Why Think When You Can Prompt? Reliance of Students on Generative AI and Cognitive Outsourcing
Generative AI tools such as ChatGPT are reshaping how students engage with academic tasks, raising concerns about cognitive offloading and reduced productive engagement. Prior research documents widespread adoption but not how AI availability alters students’ real-time cognitive effort, visual attention, stress responses, and performance. This emergent study proposes a within-subjects experiment examining how generative AI assistance during preparation (reading) and assessment (quiz-taking) influences engagement and outcomes. Participants will complete study–quiz cycles under AI-assisted and AI-unassisted conditions while multimodal biometric and behavioral data are collected, including eye tracking, galvanic skin response, facial expression analysis, and quiz performance. Results will highlight whether AI availability reduces cognitive effort and perceived strain, shifts attentional allocation, dampens physiological arousal, and differentially affects multiple-choice versus short-answer performance. Integrating NeuroIS measures with behavioral and survey data provides objective evidence on whether generative AI functions as a learning scaffold or a substitute for cognitive effort in higher education.

Research Team 5
Finn Norman I Favour Mamudu I Mariana Vargas Diaz I Zoha Bilal

As AI-based decision-support systems increasingly shape decision-making, users often override algorithmic predictions when outputs conflict with their expectations. This study proposes a dynamic model of trust calibration in AI-driven sports analytics, conceptualizing trust as enacted reliance measured through accept-override decisions. We examine how expectation violation magnitude and explanation quality jointly influence reliance.

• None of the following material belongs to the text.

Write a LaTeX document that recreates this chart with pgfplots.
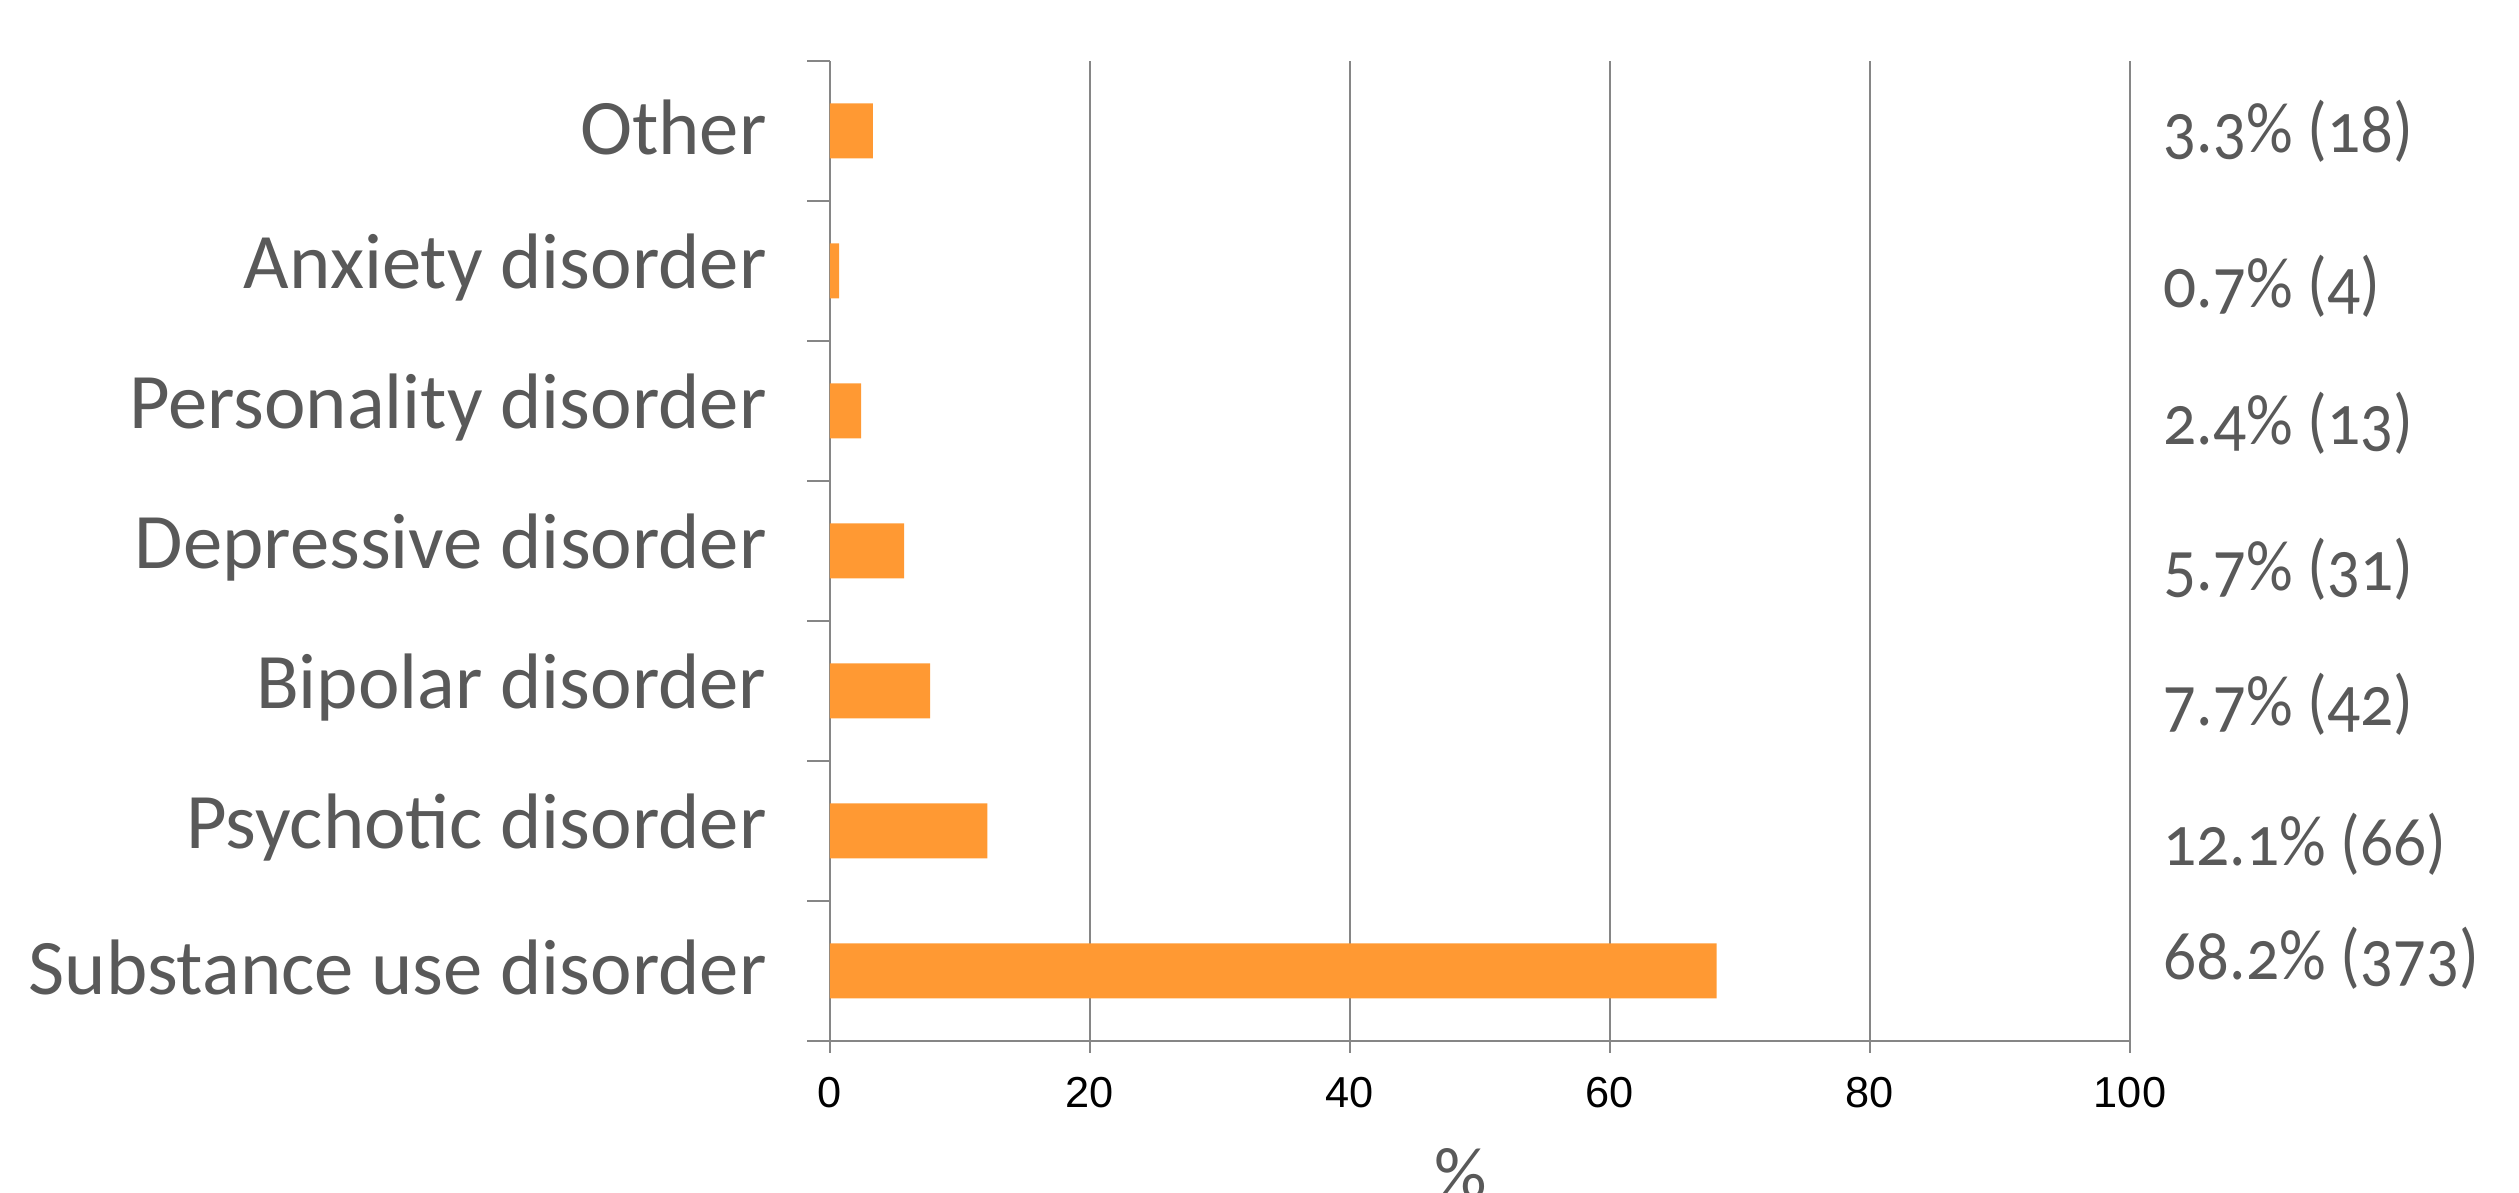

Using a repeated-measures experimental design, participants generate their own forecasts, view AI predictions, and decide whether to accept or override them; expectation violation is modeled continuously as the discrepancy between user and AI forecasts. Integrating perspectives from NeuroIS and HCI, we incorporate eye tracking and galvanic skin response to capture pre-decisional cognitive effort and arousal preceding override behavior. Multilevel analyses will test how expectation violations predict reliance, how explanations moderate these effects, and whether trust predicts behavior beyond perceived surprise. The study advances research on algorithm aversion and explainable AI by positioning trust as a dynamic, process-level phenomenon.